Sul mercato esistono già alcuni tipi di sidro di produzione “industriale”, che possono essere una via per avvicinarsi al tipo di prodotto e alle sue caratteristiche. “Arrivano a contenere una cinquantina di tipi di mele. Io non so dire – prosegue Ceccato – se le mie duecento vogliano dire tanto o poco. Alla fine ritengo di avere un prodotto che è unico e originale nel suo genere e che in più è diverso da anno ad anno. Non sappiamo, infatti, quante mele produce ogni pianta ogni anno. Potrebbe uscirne una qualità leggera, un gusto di profumi diversi. Questo non è un handicap dal mio punto di vista, ma è ciò che caratterizza ulteriormente il prodotto, rispetto a quello standard industriale”.
Il consiglio è che non sia consumato troppo freddo, per evitare di perderne troppo i profumi e i gusti. Il sidro, in generale, può essere proposto nel contesto di un aperitivo, accompagnato da qualche stuzzichino dolce, ma anche salato. Le gradazioni più alte posso essere abbinate a piatti di carne, anche parzialmente grassi, che fanno da contraltare alla presenza delle bollicine. “Si accompagna - aggiunge Favaro – anche ai primi con il pesce, oppure con i salumi, con i formaggi, anche con la pizza o i panificati in genere. La versione dolce può degnamente sostituire il moscato nel caso di panettoni o torte a fine portata.

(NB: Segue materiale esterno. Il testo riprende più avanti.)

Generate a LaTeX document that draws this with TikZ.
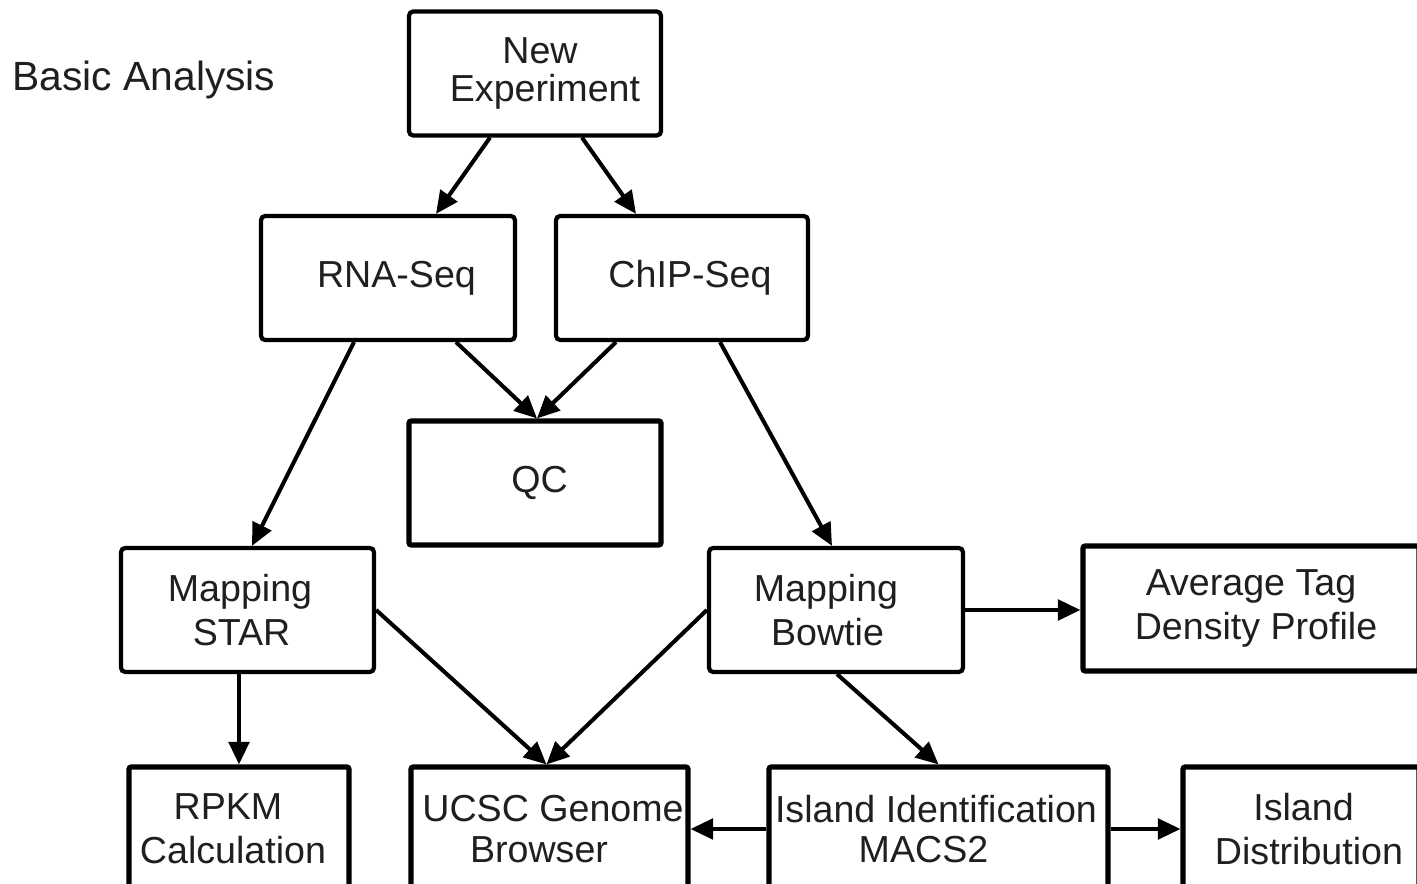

“In soli due anni – conclude Ceccato - questa avventura ha preso forma e la nostra scelta di porre l’accento sulla biodiversità ha dimostrato di essere vincente anche in termini di gusto. Questa è la strada che vogliamo continuare a percorrere. Mi piacerebbe che Terre Cartusiae diventasse un vero e proprio laboratorio, un luogo in cui sperimentare soluzioni innovative e da condividere anche con altri produttori di mele. E’ una missione che abbracciamo con passione, desiderosi di dimostrare come sapore e rispetto per l’ambiente possano andare di pari passo”.